Pogo famously said “We have met the enemy and he is us.”

That is where we find ourselves when it comes to the high price per gallon of gasoline (which seems to go up almost daily).

While it is only human to want to blame someone, such as “liberals and environmentalists,” the fact is that we are all to blame. We have used oil and oil products, such as gasoline, as if there was no tomorrow.

Environmental groups and liberals in the U.S. Congress have decried the government largesse flowing to ethanol, which is extolled as a “green solution” by those who view “green” only as the color of money.

As has been pointed out many times, ethanol could not make it in a true free market economy. A corn grower pointed out that right now, ethanol production is subsidized at about 85 cents per gallon. Remove that 85 cents and ethanol plants would be money-losers and would go belly-up.

There are other problems with ethanol:

* Some scientists claim that it takes more energy than it produces. The corn grower I was speaking with told me that, due to more efficiencies in production, the ratio is currently 1:1. In short, it takes a gallon of energy to produce a gallon of energy. That’s hardly worth it.

* If every kernel of corn raised in this country were converted to ethanol, that fuel would meet about 7 percent of our energy demands.

* One unintended consequence of converting so much corn to ethanol is that food prices have skyrocketed to the point that people in developing nations can’t afford groceries and are quite literally starving.

Bottom line: Don’t blame environmentalists or liberals for our tax monies going to support ethanol production.

Those who would blame environmentalists and liberals for our current high gasoline prices are probably thinking of opposition to drilling in the Arctic National Wildlife Reserve or opposition to drilling on public lands. That’s all true; we are opposed to such. But, the amount of oil in ANWR would meet about 6 months’ worth of demands, and to achieve this modest amount, we would have decimated a relatively pristine area. Maybe ANWR isn’t very inviting to humans; but caribou love it. Caribou and drilling equipment, pipelines and other accouterments of the gas and oil industry don’t get along very well.

Claire’s website:

Claire strongly supports reducing our demand for oil and developing alternative fuels, both to improve our national security and to support Missouri’s farmers. Investing in ethanol is an important first step towards developing renewable fuels. We also need to develop even cleaner, more efficient cellulosic ethanol, which can be produced from biomass. Claire believes in developing local production of feedstocks and fuels and local and farmer ownership of processing plants. Claire will fight to make sure that ethanol production does not end up being controlled by a few big out-of-state corporations and will promote incentives that favor smaller-scale, farmer-owned processing facilities.
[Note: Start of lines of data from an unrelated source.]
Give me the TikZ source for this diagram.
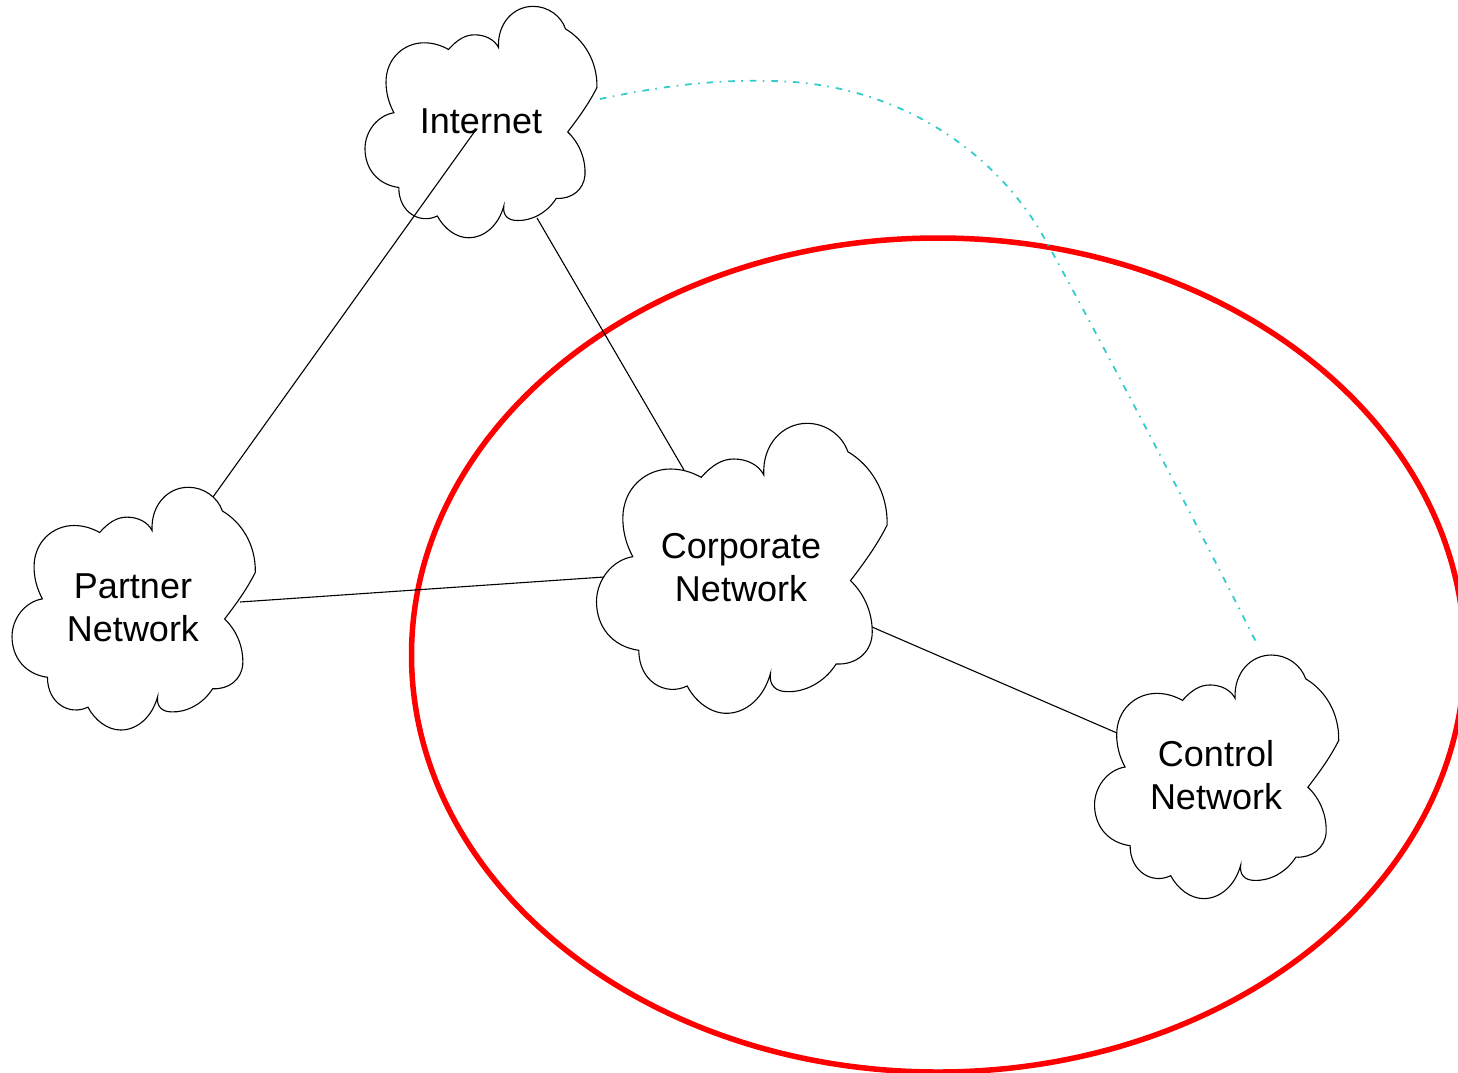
\documentclass[tikz,border=0pt]{standalone}
\usepackage{fontspec}
\setmainfont{Liberation Sans}
\usepackage{tikz}

\newcommand{\cloudpath}{(332,187) .. controls (365,150) and (395,132) .. (430,132)
  .. controls (470,132) and (505,150) .. (520,180)
  .. controls (515,90) and (575,25) .. (650,25)
  .. controls (705,25) and (755,60) .. (772,110)
  .. controls (840,150) and (892,230) .. (890,330)
  .. controls (860,390) and (820,445) .. (780,497)
  .. controls (825,540) and (848,600) .. (845,660)
  .. controls (840,715) and (795,750) .. (737,747)
  .. controls (700,805) and (640,832) .. (590,830)
  .. controls (555,830) and (535,810) .. (540,775)
  .. controls (520,850) and (465,895) .. (408,895)
  .. controls (360,895) and (315,860) .. (290,813)
  .. controls (225,845) and (145,800) .. (145,706)
  .. controls (65,695) and (18,635) .. (18,560)
  .. controls (18,495) and (65,435) .. (127,425)
  .. controls (105,385) and (97,345) .. (97,310)
  .. controls (97,220) and (165,162) .. (240,162)
  .. controls (275,162) and (305,172) .. (332,187) -- cycle}

\tikzset{
  cloudline/.style={draw,line width=1.1pt},
  netlabel/.style={align=center,font=\fontsize{36}{43}\selectfont},
  netlink/.style={draw,line width=1.1pt},
  controllink/.style={draw,color={rgb,255:red,51;green,204;blue,204},line width=1.8pt,
    dash pattern=on 6.5pt off 6.5pt on 1.6pt off 7pt},
  zoneline/.style={draw,red,line width=5.5pt}
}

\begin{document}
\begin{tikzpicture}[x=1pt,y=-1pt]
      \useasboundingbox (0,0) rectangle (1458,1072);
      \path[zoneline] (938,655) ellipse [x radius=526.5,y radius=417];
      \foreach \xcloud/\ycloud/\scloud in {360.2/-0.3/0.266, 7/480.3/0.279, 590.5/415/0.3333, 1089.5/648/0.28} {
        \path[cloudline,shift={(\xcloud,\ycloud)},scale=\scloud] \cloudpath;
      }
      \node[netlabel] (internet) at (481,121) {Internet};
      \node[netlabel] (partner) at (133,608) {Partner\\Network};
      \node[netlabel] (corporate) at (741,568) {Corporate\\Network};
      \node[netlabel] (control) at (1216,775) {Control\\Network};
      \coordinate (internetin) at (475,131);
      \coordinate (internetbot) at (537,218);
      \coordinate (internetright) at (600,99);
      \coordinate (partnertop) at (213,497);
      \coordinate (partnerright) at (240,602);
      \coordinate (corporatetop) at (684,470);
      \coordinate (corporateleft) at (604,577);
      \coordinate (corporateright) at (872,627);
      \coordinate (controlleft) at (1117,733);
      \coordinate (controltop) at (1257,644);
      \path[netlink] (internetin) -- (partnertop);
      \path[netlink] (internetbot) -- (corporatetop);
      \path[netlink] (partnerright) -- (corporateleft);
      \path[netlink] (corporateright) -- (controlleft);
      \path[controllink] (internetright) .. controls (680,82) and (730,80) .. (770,81)
        .. controls (900,82) and (1000,155) .. (1047,243)
        .. controls (1090,320) and (1200,530) .. (controltop);
    \end{tikzpicture}
\end{document}
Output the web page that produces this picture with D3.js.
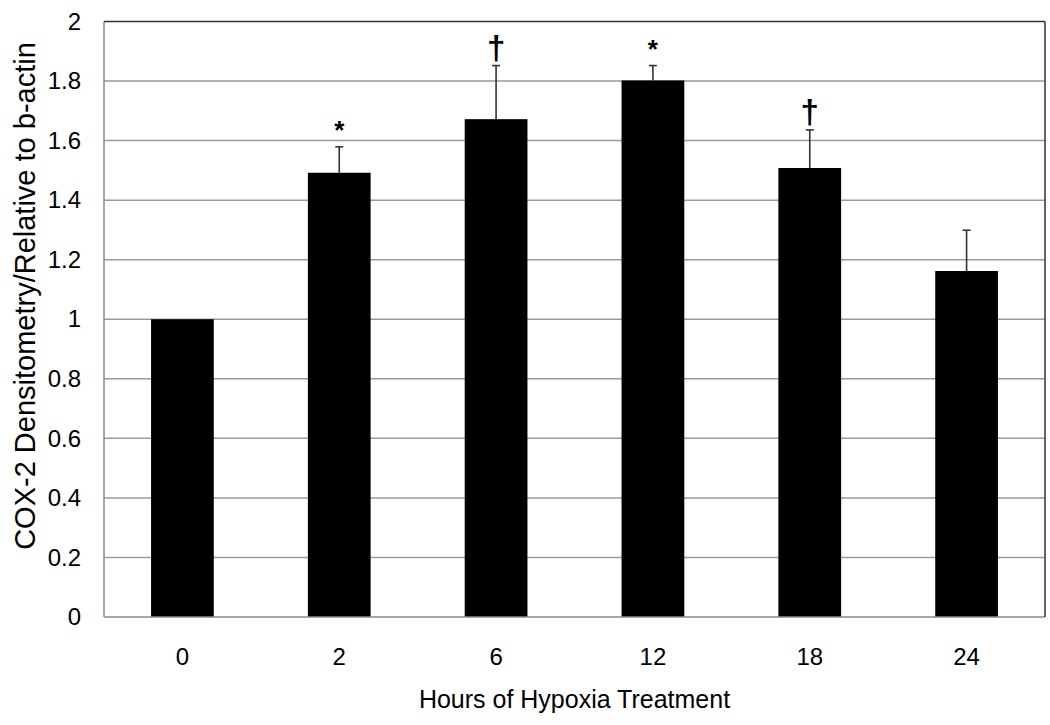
<!DOCTYPE html>
<html><head><meta charset="utf-8">
<script src="https://cdn.jsdelivr.net/npm/d3@7"></script>
<style>body{margin:0;background:#fff}svg{display:block}text{font-family:"Liberation Sans",Arial,Helvetica,sans-serif}</style>
</head><body>
<svg id="c" width="1050" height="725"></svg>
<script>
const categories = ["0","2","6","12","18","24"];
const values = [1.0, 1.492, 1.672, 1.802, 1.508, 1.162];
const errors = [0.0, 0.087, 0.18, 0.05, 0.128, 0.137];
const marks = ["", "*", "†", "*", "†", ""];
const yTicks = [0,0.2,0.4,0.6,0.8,1,1.2,1.4,1.6,1.8,2];
const yTickLabels = ["0","0.2","0.4","0.6","0.8","1","1.2","1.4","1.6","1.8","2"];
const xTitle = "Hours of Hypoxia Treatment";
const yTitle = "COX-2 Densitometry/Relative to b-actin";

const svg = d3.select("#c");
const L=104, R=1045, T=21.5, B=617;
const x = d3.scaleBand().domain(categories).range([L,R]).paddingInner(0.6).paddingOuter(0.3);
const y = d3.scaleLinear().domain([0,2]).range([B,T]);

// gridlines
svg.append("g").selectAll("line").data(yTicks.slice(1,-1)).join("line")
  .attr("x1",L).attr("x2",R).attr("y1",d=>y(d)).attr("y2",d=>y(d))
  .attr("stroke","#9a9a9a").attr("stroke-width",1.5);

// bars
svg.append("g").selectAll("rect").data(values).join("rect")
  .attr("x",(d,i)=>x(categories[i])).attr("width",x.bandwidth())
  .attr("y",d=>y(d)).attr("height",d=>B-y(d)).attr("fill","#000");

// error bars
const eg = svg.append("g").attr("stroke","#333").attr("stroke-width",1.6);
values.forEach((v,i)=>{
  if(!errors[i]) return;
  const cx = x(categories[i])+x.bandwidth()/2;
  eg.append("line").attr("x1",cx).attr("x2",cx).attr("y1",y(v)).attr("y2",y(v+errors[i]));
  eg.append("line").attr("x1",cx-4).attr("x2",cx+4).attr("y1",y(v+errors[i])).attr("y2",y(v+errors[i]));
});

// significance marks
svg.append("g").selectAll("text").data(marks).join("text")
  .attr("x",(d,i)=>x(categories[i])+x.bandwidth()/2)
  .attr("y",(d,i)=>y(values[i]+errors[i]) - (d==="*"?6:7))
  .attr("text-anchor","middle")
  .attr("font-weight","bold")
  .attr("font-size",d=>d==="*"?26:33)
  .attr("dy",d=>d==="*"?"0.55em":"0")
  .attr("transform",(d,i)=>d==="*"?`translate(0,-16)`:null)
  .text(d=>d);

// frame
svg.append("line").attr("x1",L).attr("x2",L).attr("y1",T).attr("y2",B).attr("stroke","#8a8a8a").attr("stroke-width",1.5);
svg.append("line").attr("x1",L).attr("x2",R).attr("y1",B).attr("y2",B).attr("stroke","#8a8a8a").attr("stroke-width",1.5);
svg.append("line").attr("x1",L).attr("x2",R).attr("y1",T).attr("y2",T).attr("stroke","#333").attr("stroke-width",1.5);
svg.append("line").attr("x1",R).attr("x2",R).attr("y1",T).attr("y2",B).attr("stroke","#333").attr("stroke-width",1.5);

// y axis labels
const yAxis = d3.axisLeft(y).tickValues(yTicks).tickFormat((d,i)=>yTickLabels[i]).tickSize(0).tickPadding(23);
const ya = svg.append("g").attr("transform",`translate(${L},0)`).call(yAxis);
ya.select(".domain").remove();
ya.selectAll("text").attr("font-size",24).attr("fill","#000").attr("font-family","Liberation Sans, Arial, sans-serif");

// x axis labels
const xAxis = d3.axisBottom(x).tickSize(0).tickPadding(31);
const xa = svg.append("g").attr("transform",`translate(0,${B})`).call(xAxis);
xa.select(".domain").remove();
xa.selectAll("text").attr("font-size",24).attr("fill","#000").attr("font-family","Liberation Sans, Arial, sans-serif");

// titles
svg.append("text").attr("x",(L+R)/2).attr("y",708).attr("text-anchor","middle").attr("font-size",25).text(xTitle);
svg.append("text").attr("transform",`translate(35,296) rotate(-90)`).attr("text-anchor","middle").attr("font-size",29).text(yTitle);
</script>
</body></html>
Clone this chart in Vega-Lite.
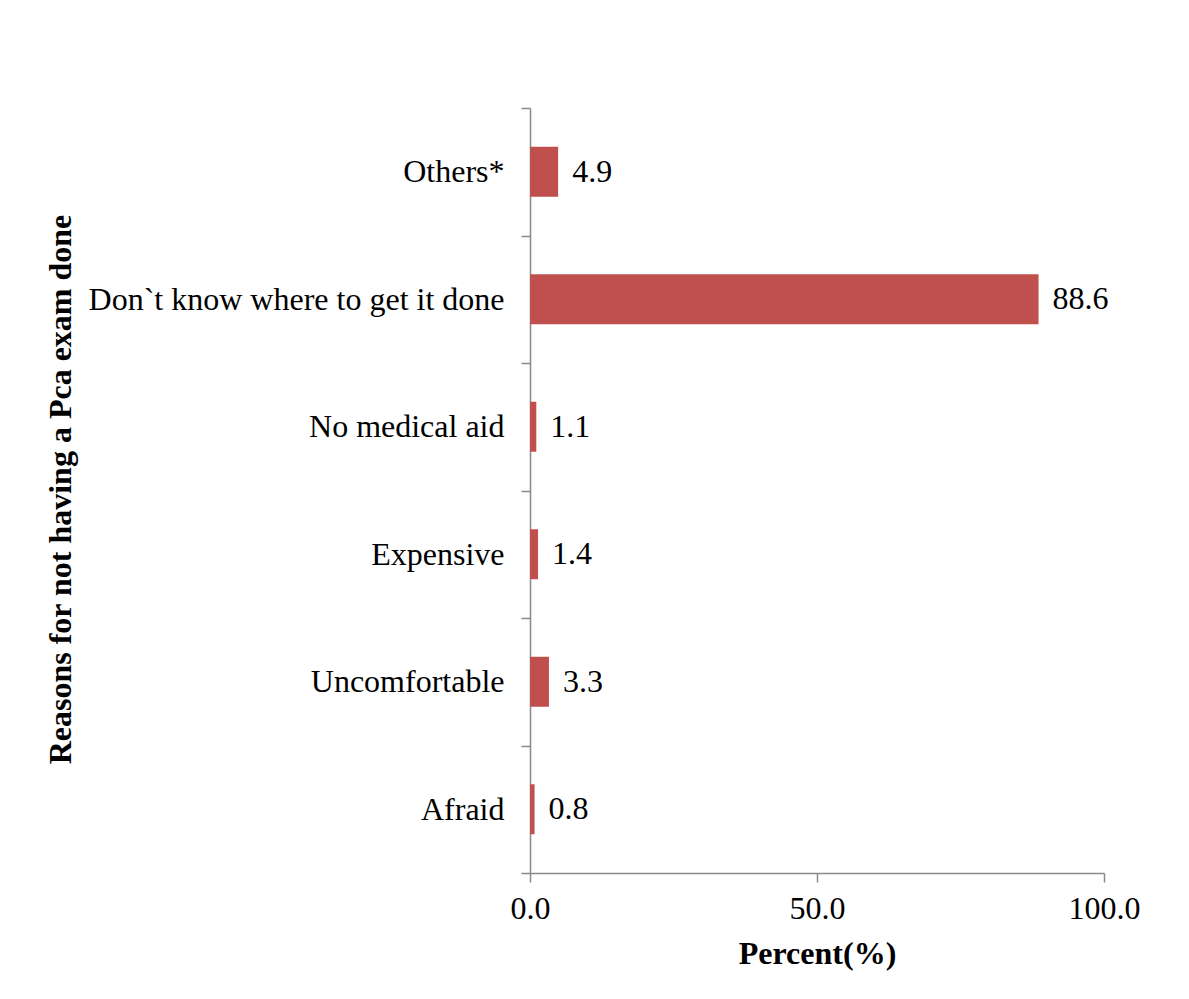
{
  "$schema": "https://vega.github.io/schema/vega-lite/v6.json",
  "autosize": {"type": "none"},
  "padding": {"left": 530, "top": 108, "right": 85, "bottom": 126},
  "width": 574,
  "height": 765,
  "background": "white",
  "config": {"view": {"stroke": null}, "font": "Liberation Serif"},
  "data": {"values": [
    {"reason": "Others*", "percent": 4.9},
    {"reason": "Don`t know where to get it done", "percent": 88.6},
    {"reason": "No medical aid", "percent": 1.1},
    {"reason": "Expensive", "percent": 1.4},
    {"reason": "Uncomfortable", "percent": 3.3},
    {"reason": "Afraid", "percent": 0.8}
  ]},
  "encoding": {
    "y": {
      "field": "reason", "type": "nominal", "sort": null,
      "scale": {"paddingInner": 0, "paddingOuter": 0},
      "axis": {
        "title": "Reasons for not having a Pca exam done",
        "titleFont": "Liberation Serif", "titleFontSize": 32, "titleFontWeight": "bold", "titleColor": "black",
        "titleX": -453, "titleY": 381, "titleAngle": -90, "titleBaseline": "bottom", "titleAlign": "center",
        "labelFont": "Liberation Serif", "labelFontSize": 32, "labelColor": "black", "labelPadding": 17, "labelLimit": 0,
        "tickBand": "extent", "tickExtra": true, "tickSize": 9, "tickColor": "#898989", "tickWidth": 1.5,
        "domainColor": "#898989", "domainWidth": 1.5, "grid": false
      }
    },
    "x": {
      "field": "percent", "type": "quantitative",
      "scale": {"domain": [0, 100], "nice": false},
      "axis": {
        "title": "Percent(%)", "values": [0, 50, 100], "format": ".1f",
        "titleFont": "Liberation Serif", "titleFontSize": 32, "titleFontWeight": "bold", "titleColor": "black",
        "titlePadding": 14, "labelFlush": false,
        "labelFont": "Liberation Serif", "labelFontSize": 32, "labelColor": "black", "labelPadding": 11,
        "tickSize": 9, "tickColor": "#898989", "tickWidth": 1.5,
        "domainColor": "#898989", "domainWidth": 1.5, "grid": false
      }
    }
  },
  "layer": [
    {"mark": {"type": "bar", "color": "#C0504D", "height": {"band": 0.392}}},
    {"mark": {"type": "text", "align": "left", "dx": 14, "baseline": "middle", "font": "Liberation Serif", "fontSize": 32, "color": "black"},
     "encoding": {"text": {"field": "percent", "type": "quantitative", "format": ".1f"}}}
  ]
}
Associated Press report about Obama:

Democrat Barack Obama said Sunday the federal government might need to rethink its support for corn ethanol because of rising food prices, a stance similar to Republican John McCain’s but at odds with farm states considered important to the November election.

“What I’ve said is my top priority is making sure people are able to get enough to eat. If it turns out we need to make changes in our ethanol policy to help people get something to eat, that has got to be the step we take,” said Obama, D-Ill., on NBC’s “Meet the Press.”

Perhaps Claire actually sees Obama’s point by now and just needs to revise her website. Or not. Since the two of them hail from corn producing states, their original support for ethanol subsidies was predictable. Anyway, I’m glad to see Obama shift his stance.